Long Wattled Umbrellabird
What Makes Them Strange: The long wattled umbrella bird holds this long wattle against their chest during flight. They live in the wet forest of Colombia and Ecuador. Insects, lizards and nuts are the main food of the long wattled umbrella bird.


Shoebill
What Makes Them Strange: Shoebills have an average height of 5 feet and weighs between 4 to 8 kilogram. During nesting season they produce sound using bills to communicate between each other. They usually hunt for snakes, amphibians, lizards, and rats at night. They stay calm for a long time waiting for prey. They then make a sudden attack on its appearance, crushing the prey using their enormous bill.


Andean Cock Of The Rock
What Makes Them Strange : They mainly lives within Andean mountains of Peru, Colombia, Ecuador and Bolivia.
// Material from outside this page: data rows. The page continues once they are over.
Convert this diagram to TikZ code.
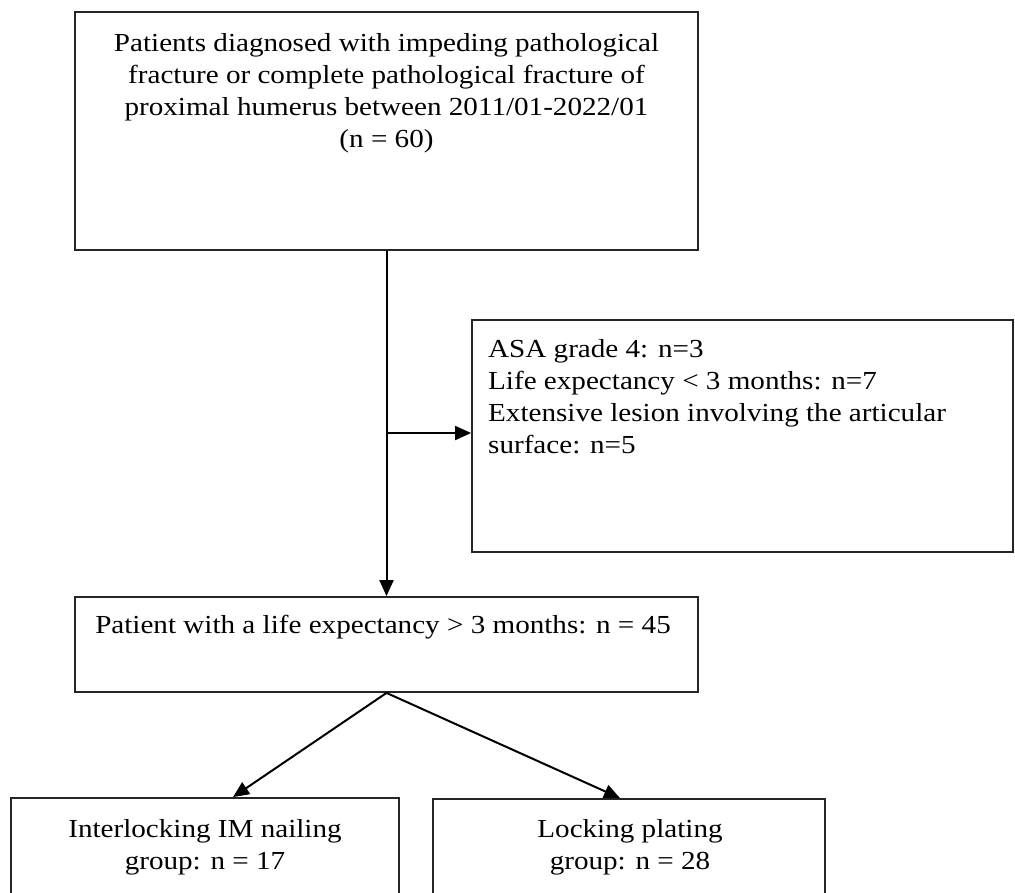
\documentclass[tikz,border=0pt]{standalone}
\usepackage{fontspec}
\setmainfont{Liberation Serif}[FakeStretch=1.12]
\usetikzlibrary{arrows.meta,calc}
\begin{document}
\begin{tikzpicture}[x=1pt,y=-1pt,
  box/.style={draw=black!85,line width=1.8pt,minimum width=#1,inner sep=0pt},
  txt/.style={font=\fontsize{26}{32}\selectfont,inner sep=0pt},
  conn/.style={line width=2pt,-{Triangle[length=16pt,width=14pt]}}]
\useasboundingbox (0,0) rectangle (1015,892);
\clip (0,0) rectangle (1015,892);
\node[box=623pt,minimum height=238pt] (b1) at (386.5,131) {};
\node[box=541pt,minimum height=232pt] (b2) at (742.5,436) {};
\node[box=623pt,minimum height=95pt] (b3) at (386.5,644.5) {};
\node[box=388pt,minimum height=104pt] (b4) at (205,850) {};
\node[box=392pt,minimum height=104pt] (b5) at (629,851) {};
% anchor=base is the baseline of the last line
\node[txt,align=center,anchor=base] (t1) at (386.5,147) {Patients diagnosed with impeding pathological\\fracture or complete pathological fracture of\\proximal humerus between 2011/01-2022/01\\(n = 60)};
\node[txt,align=left,anchor=base west] (t2) at (488,453) {ASA grade 4: n=3\\Life expectancy < 3 months: n=7\\Extensive lesion involving the articular\\surface: n=5};
\node[txt,anchor=base] (t3) at (383,633) {Patient with a life expectancy > 3 months: n = 45};
\node[txt,align=center,anchor=base] (t4) at (205,869) {Interlocking IM nailing\\group: n = 17};
\node[txt,align=center,anchor=base] (t5) at (630,869) {Locking plating\\group: n = 28};
\draw[conn] (b1.south) -- (b3.north);
\draw[conn] (b1.south |- 0,433) -- (b2.west |- 0,433);
\draw[conn] (b3.south) -- ($(b4.north)+(28,0)$);
\draw[conn] (b3.south) -- ($(b5.north)+(-9,0)$);
\end{tikzpicture}
\end{document}
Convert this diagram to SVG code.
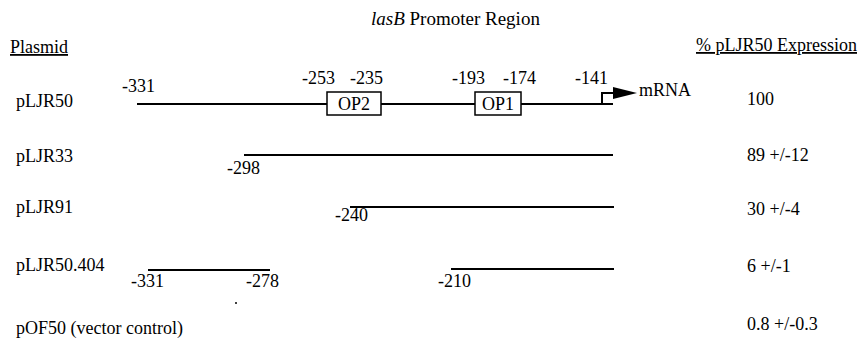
<svg xmlns="http://www.w3.org/2000/svg" width="862" height="338" viewBox="0 0 862 338" font-family="'Liberation Serif', 'Times New Roman', Times, serif" font-size="18">
<style>
text{font-family:'Liberation Serif','Times New Roman',Times,serif;font-size:18px;fill:#000}
.ln{stroke:#000;stroke-width:2;fill:none}
.box{stroke:#000;stroke-width:1.5;fill:#fff}
.ul{text-decoration:underline}
</style>
<rect width="862" height="338" fill="#fff"/>
<text x="371" y="25" style="font-size:19px"><tspan font-style="italic">lasB</tspan> Promoter Region</text>
<text x="10" y="53" class="ul">Plasmid</text>
<text x="696" y="51" class="ul">% pLJR50 Expression</text>

<g id="connectors">
<line class="ln" x1="137" y1="104" x2="613" y2="104"/>
<polyline class="ln" points="602,104 602,93 614,93"/>
<polygon points="613,87 637,93 613,99" fill="#000"/>
<line class="ln" x1="244" y1="155" x2="613" y2="155"/>
<line class="ln" x1="350" y1="207" x2="614" y2="207"/>
<line class="ln" x1="148" y1="270" x2="270" y2="270"/>
<line class="ln" x1="451" y1="269" x2="614" y2="269"/>
</g>

<g id="pLJR50">
<text x="16" y="107">pLJR50</text>
<text x="122" y="92">-331</text>
<text x="302" y="84">-253</text>
<text x="350" y="84">-235</text>
<text x="452" y="84">-193</text>
<text x="503" y="84">-174</text>
<text x="575" y="84">-141</text>
<text x="639" y="96">mRNA</text>
<text x="747" y="105">100</text>
</g>
<g id="OP2">
<rect class="box" x="327" y="92" width="54" height="23"/>
<text x="354" y="110" text-anchor="middle">OP2</text>
</g>
<g id="OP1">
<rect class="box" x="475" y="92" width="46" height="23"/>
<text x="498" y="110" text-anchor="middle">OP1</text>
</g>
<g id="pLJR33">
<text x="16" y="162">pLJR33</text>
<text x="227" y="174">-298</text>
<text x="747" y="161">89 +/-12</text>
</g>
<g id="pLJR91">
<text x="16" y="213">pLJR91</text>
<text x="335" y="221">-240</text>
<text x="747" y="215">30 +/-4</text>
</g>
<g id="pLJR50.404">
<text x="16" y="271">pLJR50.404</text>
<text x="131" y="287">-331</text>
<text x="246" y="287">-278</text>
<text x="438" y="287">-210</text>
<text x="747" y="272">6 +/-1</text>
<circle cx="236" cy="303" r="1" fill="#000"/>
</g>
<g id="pOF50">
<text x="16" y="334">pOF50 (vector control)</text>
<text x="747" y="330">0.8 +/-0.3</text>
</g>
</svg>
Andean cock of the rocks only grow up to length of 32 centimeters and weighs up to 230 grams. Their nest have a concave cup like shape, uses saliva, mud and vegetable wastes for construction. Fruits, berries and insects are main food of Andean cock of the rock.


Hoopoe
What Makes Them Strange : The beautiful and intriguing Hoopoe is a colorful bird that is found across Afro-Eurasia, recognized for its distinctive “crown” of feathers. The hoopoe is classified in the same group as kingfishers, rollers, and bee-eaters. Having a muscular head, the hoopoe is able to open its beak when it is inside the ground. Their diet consists of mostly insects, but they can also eat seeds and berries, and small lizards and frogs.